• _DIRECTION_:
Reproduce, character for character, the lines below from the first through the one with "from bokeh.resources import INLINE". Leave pictures out.

####################

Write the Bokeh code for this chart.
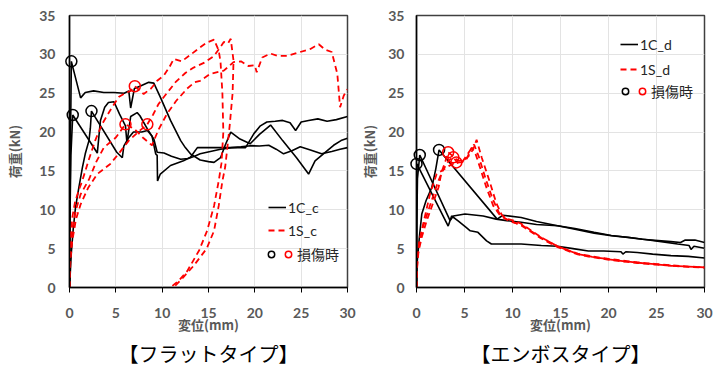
from bokeh.plotting import figure
from bokeh.models import Legend, LegendItem, Title, Range1d, FixedTicker
from bokeh.layouts import row
from bokeh.embed import file_html
from bokeh.resources import INLINE

# ---------------- data ----------------
x_ticks = [0, 5, 10, 15, 20, 25, 30]
y_ticks = [0, 5, 10, 15, 20, 25, 30, 35]

# Flat type, 1C_c (three specimens)
c1_x = [0, 0.05, 0.1, 0.2, 1.2, 1.7, 2.6, 3.7, 4.8, 5.9, 6.4, 6.6, 7.0, 7.6, 8.55, 9.1, 9.8, 10.9, 12.0, 12.5, 13.05, 14.1, 15.0, 15.6, 16.3, 16.8, 17.4, 18.4, 19.5, 20.5, 21.7, 23.0, 24.5, 25.8, 26.5, 27.4, 28.5, 29.3, 30]
c1_y = [0, 8, 18, 29.1, 24.4, 25.1, 25.3, 25.1, 25.1, 25.0, 25.3, 23.1, 25.6, 25.9, 26.4, 26.3, 24.5, 21.5, 18.9, 18.0, 17.2, 16.4, 16.2, 16.1, 16.7, 18.3, 20.0, 19.1, 18.5, 19.7, 20.9, 18.9, 16.7, 14.6, 16.3, 17.2, 18.3, 18.9, 19.2]
c2_x = [0, 0.05, 0.15, 0.35, 3.0, 3.34, 3.8, 4.2, 4.8, 5.4, 6.04, 6.2, 6.6, 7.3, 7.6, 8.4, 9.1, 9.46, 10.2, 11.0, 12.0, 12.8, 13.5, 14.1, 15.2, 16.3, 17.5, 18.5, 19.5, 20.5, 21.5, 22.3, 23.1, 24.0, 24.9, 26.0, 27.2, 28.3, 29.2, 30]
c2_y = [0, 9, 17, 22.2, 17.3, 21.5, 23.2, 23.8, 23.9, 22.3, 20.8, 18.6, 22.0, 22.5, 22.1, 20.4, 19.1, 17.4, 17.3, 16.9, 16.5, 16.6, 16.9, 17.2, 17.5, 17.8, 18.0, 18.1, 18.25, 18.2, 18.3, 17.8, 17.2, 17.6, 18.1, 17.7, 17.2, 17.5, 17.8, 18.0]
c3_x = [0, 0.2, 0.4, 0.65, 1.0, 1.4, 1.7, 2.1, 2.25, 2.37, 5.1, 5.7, 5.86, 6.4, 6.9, 7.8, 8.4, 8.9, 9.3, 9.46, 9.5, 9.8, 10.9, 12.3, 13.05, 13.8, 15.0, 17.0, 19.0, 19.9, 20.6, 21.3, 22.2, 23.0, 23.8, 24.4, 25.0, 25.8, 26.8, 27.8, 28.8, 30]
c3_y = [0, 4.5, 7.5, 10.3, 12.8, 15.5, 17.2, 18.9, 20.5, 22.7, 17.4, 16.7, 18.2, 19.3, 20.0, 20.0, 20.2, 19.5, 17.2, 17.0, 13.7, 14.6, 15.7, 16.3, 16.75, 18.0, 18.0, 18.0, 18.0, 19.8, 20.8, 21.3, 21.4, 21.5, 21.2, 20.2, 21.3, 21.5, 21.7, 21.4, 21.6, 22.0]

# Flat type, 1S_c (three specimens)
s1_x = [0, 0.05, 0.15, 0.3, 0.6, 1.0, 1.37, 2.1, 2.8, 3.5, 4.4, 5.3, 6.0, 6.6, 7.05, 8.0, 8.8, 9.46, 10.2, 10.8, 11.25, 12.1, 13.0, 14.1, 14.8, 15.6, 16.1, 16.3, 16.5, 16.6, 16.4, 16.1, 15.6, 14.85, 14.0, 12.7, 11.8, 10.9]
s1_y = [0, 4, 7, 9, 11, 12.5, 13.7, 16.5, 19.0, 21.0, 22.8, 24.5, 25.0, 25.3, 25.9, 24.9, 25.6, 26.6, 27.3, 28.4, 29.4, 29.1, 29.9, 30.9, 31.5, 31.9, 30.5, 29.0, 25.0, 20.0, 16.0, 13.7, 10.5, 7.3, 4.8, 2.1, 0.9, 0]
s2_x = [0, 0.1, 0.3, 0.7, 1.2, 2.1, 2.9, 3.7, 5.0, 6.04, 7.0, 8.0, 8.9, 9.6, 10.5, 11.5, 12.7, 13.5, 14.1, 15.2, 16.65, 17.7, 18.5, 19.3, 20.0, 20.2, 20.8, 21.7, 22.5, 23.5, 24.6, 26.0, 26.9, 27.6, 28.3, 28.9, 29.2, 29.6, 30]
s2_y = [0, 4.5, 7.5, 10, 12, 13.9, 16.2, 18.0, 19.3, 21.0, 20.4, 19.2, 18.3, 20.3, 22.3, 24.0, 25.6, 26.4, 26.6, 27.5, 27.9, 29.0, 29.1, 28.5, 28.6, 27.7, 29.6, 30.1, 29.8, 29.8, 30.2, 30.7, 31.3, 30.6, 30.3, 27.5, 23.2, 24.7, 25.5]
s3_x = [0, 0.1, 0.3, 0.7, 1.2, 2.0, 3.0, 4.4, 5.3, 6.4, 7.4, 8.4, 9.0, 9.6, 10.5, 11.5, 12.5, 13.4, 14.5, 15.6, 16.2, 16.65, 17.1, 17.4, 17.7, 17.6, 17.3, 17.0, 16.8, 16.5, 16.1, 15.6, 14.8, 13.4, 12.2, 11.2]
s3_y = [0, 3.5, 6, 8.8, 10.7, 12.8, 14.6, 15.9, 17.2, 18.9, 20.0, 21.0, 22.2, 23.6, 25.0, 26.5, 27.6, 28.3, 28.9, 29.8, 30.8, 31.6, 31.4, 32.0, 29.2, 25.0, 21.0, 17.6, 15.5, 13.7, 10.5, 7.3, 5.0, 2.8, 1.2, 0]

dmg_c_black_x = [0.2, 0.35, 2.37]
dmg_c_black_y = [29.1, 22.2, 22.7]
dmg_c_red_x = [7.05, 6.04, 8.4]
dmg_c_red_y = [25.9, 21.0, 21.0]

# Emboss type, 1C_d
d1_x = [0, 0.02, 0.04, 3.3, 3.66, 4.3, 5.2, 5.6, 6.4, 7.3, 7.8, 9.4, 10.9, 13.0, 14.7, 16.3, 17.9, 19.5, 21.3, 21.5, 21.8, 23.0, 24.6, 26.5, 28.3, 30]
d1_y = [0, 9, 15.9, 7.9, 9.2, 8.6, 7.7, 7.3, 7.1, 6.0, 5.6, 5.6, 5.6, 5.4, 5.3, 5.0, 4.7, 4.7, 4.6, 4.3, 4.6, 4.5, 4.3, 4.1, 4.0, 3.8]
d2_x = [0, 0.03, 0.1, 0.34, 3.5, 3.84, 5.05, 6.95, 8.3, 9.4, 10.9, 12.5, 14.7, 16.5, 18.5, 20.3, 22.4, 24.0, 25.5, 27.2, 28.4, 28.6, 28.9, 30]
d2_y = [0, 8, 14, 17.05, 8.6, 9.2, 9.45, 9.2, 8.8, 8.6, 8.4, 8.1, 7.95, 7.6, 7.1, 6.7, 6.4, 6.15, 5.9, 5.6, 5.4, 4.9, 5.3, 5.05]
d3_x = [0, 0.05, 0.3, 0.55, 1.0, 1.6, 2.0, 2.35, 8.4, 9.0, 10.9, 12.5, 14.7, 16.5, 18.5, 20.3, 22.0, 23.5, 25.5, 26.5, 27.5, 28.0, 29.0, 30]
d3_y = [0, 3, 6.5, 9.45, 11.2, 12.9, 15.2, 17.7, 8.8, 9.3, 9.0, 8.5, 7.95, 7.5, 7.0, 6.66, 6.45, 6.2, 6.0, 5.9, 5.8, 6.1, 6.1, 5.8]

# Emboss type, 1S_d
e1_x = [0, 0.05, 0.2, 0.55, 1.07, 1.76, 2.3, 2.6, 3.0, 3.3, 3.8, 4.4, 5.0, 5.5, 5.9, 6.26, 6.8, 7.6, 8.3, 8.9, 9.5, 10.2, 10.9, 12.0, 13.0, 14.7, 16.8, 18.3, 19.9, 21.5, 23.0, 24.8, 26.5, 28.3, 30]
e1_y = [0, 2.5, 4.5, 6.5, 8.6, 11.0, 12.9, 14.8, 16.2, 17.4, 16.9, 16.3, 16.4, 17.0, 17.8, 19.0, 16.7, 13.7, 10.9, 9.3, 8.8, 8.6, 8.2, 7.3, 6.45, 5.3, 4.3, 3.95, 3.65, 3.4, 3.2, 3.0, 2.8, 2.7, 2.6]
e2_x = [0, 0.05, 0.25, 0.6, 1.2, 1.8, 2.3, 2.8, 3.4, 3.84, 4.3, 4.8, 5.4, 6.0, 6.5, 7.2, 7.9, 8.6, 9.2, 9.9, 10.9, 12.0, 13.0, 14.7, 16.8, 18.3, 19.9, 21.5, 23.0, 24.8, 26.5, 28.3, 30]
e2_y = [0, 3, 5.5, 7.5, 9.8, 12.0, 13.8, 15.2, 16.4, 16.75, 16.0, 16.2, 17.3, 18.4, 16.8, 14.0, 11.5, 9.6, 8.9, 8.5, 8.0, 7.1, 6.3, 5.2, 4.25, 3.9, 3.6, 3.35, 3.15, 2.95, 2.8, 2.65, 2.55]
e3_x = [0, 0.1, 0.3, 0.7, 1.4, 2.1, 2.6, 3.1, 3.6, 4.15, 4.7, 5.2, 5.75, 6.1, 6.6, 7.3, 8.0, 8.7, 9.3, 10.0, 10.9, 12.0, 13.0, 14.7, 16.8, 18.3, 19.9, 21.5, 23.0, 24.8, 26.5, 28.3, 30]
e3_y = [0, 3.5, 6, 8.2, 12.0, 14.6, 15.0, 15.4, 15.8, 16.1, 16.1, 16.5, 18.0, 17.4, 15.5, 12.8, 10.5, 9.3, 8.8, 8.4, 8.1, 7.2, 6.4, 5.3, 4.35, 4.0, 3.7, 3.45, 3.25, 3.05, 2.85, 2.7, 2.6]

dmg_d_black_x = [0.0, 0.34, 2.35]
dmg_d_black_y = [15.9, 17.05, 17.7]
dmg_d_red_x = [3.3, 3.84, 4.15]
dmg_d_red_y = [17.4, 16.75, 16.1]

# ---------------- styling ----------------
LAT = "Lato, 'Noto Sans CJK JP'"
JP = "'Noto Sans CJK JP'"
GRAY = "#595959"


def make_fig(width, left, right, ylab_standoff, ytick_standoff, title_text):
    p = figure(width=width, height=367, x_range=Range1d(0, 30), y_range=Range1d(0, 35),
               output_backend="svg", toolbar_location=None,
               min_border_left=left, min_border_right=right,
               min_border_top=15, min_border_bottom=80)
    p.background_fill_color = "white"
    p.border_fill_color = "white"
    p.outline_line_color = "#404040"
    p.outline_line_width = 1.5
    p.xaxis.ticker = FixedTicker(ticks=x_ticks)
    p.yaxis.ticker = FixedTicker(ticks=y_ticks)
    p.xaxis.minor_tick_line_color = None
    p.yaxis.minor_tick_line_color = None
    for ax in (p.xaxis, p.yaxis):
        ax.axis_line_color = "black"
        ax.axis_line_width = 1.5
        ax.major_label_text_font = "Lato"
        ax.major_label_text_font_style = "bold"
        ax.major_label_text_font_size = "14px"
        ax.major_label_text_color = GRAY
        ax.axis_label_text_font = JP
        ax.axis_label_text_font_style = "bold"
        ax.axis_label_text_font_size = "13px"
        ax.axis_label_text_color = GRAY
    p.xaxis.major_tick_out = 5
    p.xaxis.major_tick_in = 0
    p.xaxis.major_tick_line_color = "black"
    p.yaxis.major_tick_out = 0
    p.yaxis.major_tick_in = 0
    p.xaxis.major_label_standoff = 15
    p.yaxis.major_label_standoff = ytick_standoff
    p.xaxis.axis_label_standoff = -6
    p.yaxis.axis_label_standoff = ylab_standoff
    p.xaxis.axis_label = "変位(mm)"
    p.yaxis.axis_label = "荷重(kN)"
    p.grid.grid_line_color = "#e3e3e3"
    p.grid.grid_line_width = 1
    t = Title(text=title_text, align="center", text_font=JP, text_font_size="20px",
              text_font_style="normal", text_color="black", standoff=0, offset=0)
    p.add_layout(t, "below")
    return p


def draw(p, blacks, reds, bx, by, rx, ry, lbl_c, lbl_s, loc_a, loc_b, pitch):
    rb = None
    for (x, y) in blacks:
        rb = p.line(x, y, line_color="black", line_width=1.6)
    rr = None
    for (x, y) in reds:
        rr = p.line(x, y, line_color="#ff0000", line_width=1.8, line_dash="6 4")
    cb = p.scatter(bx, by, marker="circle", size=11, fill_color=None,
                   line_color="black", line_width=1.5, level="overlay")
    cr = p.scatter(rx, ry, marker="circle", size=11, fill_color=None,
                   line_color="#ff0000", line_width=1.5, level="overlay")
    leg_a = Legend(items=[LegendItem(label=lbl_c, renderers=[rb]),
                          LegendItem(label=lbl_s, renderers=[rr])],
                   location=loc_a, orientation="vertical",
                   glyph_width=18, glyph_height=20, label_standoff=2,
                   spacing=pitch - 20, padding=0, margin=0, label_height=20,
                   label_text_font=LAT, label_text_font_size="14px",
                   label_text_color="#262626",
                   background_fill_alpha=0, border_line_alpha=0)
    leg_b = Legend(items=[LegendItem(label="", renderers=[cb]),
                          LegendItem(label="損傷時", renderers=[cr])],
                   location=loc_b, orientation="horizontal",
                   glyph_width=16, glyph_height=20, label_standoff=1,
                   label_width=0, spacing=-5, padding=0, margin=0, label_height=20,
                   label_text_font=JP, label_text_font_size="14px",
                   label_text_color="#262626",
                   background_fill_alpha=0, border_line_alpha=0)
    p.add_layout(leg_a, "center")
    p.add_layout(leg_b, "center")


p1 = make_fig(357, 69, 10, 12, 14, "【フラットタイプ】")
draw(p1, [(c1_x, c1_y), (c2_x, c2_y), (c3_x, c3_y)],
     [(s1_x, s1_y), (s2_x, s2_y), (s3_x, s3_y)],
     dmg_c_black_x, dmg_c_black_y, dmg_c_red_x, dmg_c_red_y,
     "1C_c", "1S_c", (199, 47), (194, 23), 23)

p2 = make_fig(367, 58, 20, 6, 12, "【エンボスタイプ】")
draw(p2, [(d1_x, d1_y), (d2_x, d2_y), (d3_x, d3_y)],
     [(e1_x, e1_y), (e2_x, e2_y), (e3_x, e3_y)],
     dmg_d_black_x, dmg_d_black_y, dmg_d_red_x, dmg_d_red_y,
     "1C_d", "1S_d", (204, 208), (201, 186), 25)

layout = row(p1, p2)
open("out.html", "w").write(file_html(layout, INLINE))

####################

• _EXERCISE RESPONSE_:
Write the Bokeh code for this chart.
from bokeh.plotting import figure
from bokeh.models import Legend, LegendItem, Title, Range1d, FixedTicker
from bokeh.layouts import row
from bokeh.embed import file_html
from bokeh.resources import INLINE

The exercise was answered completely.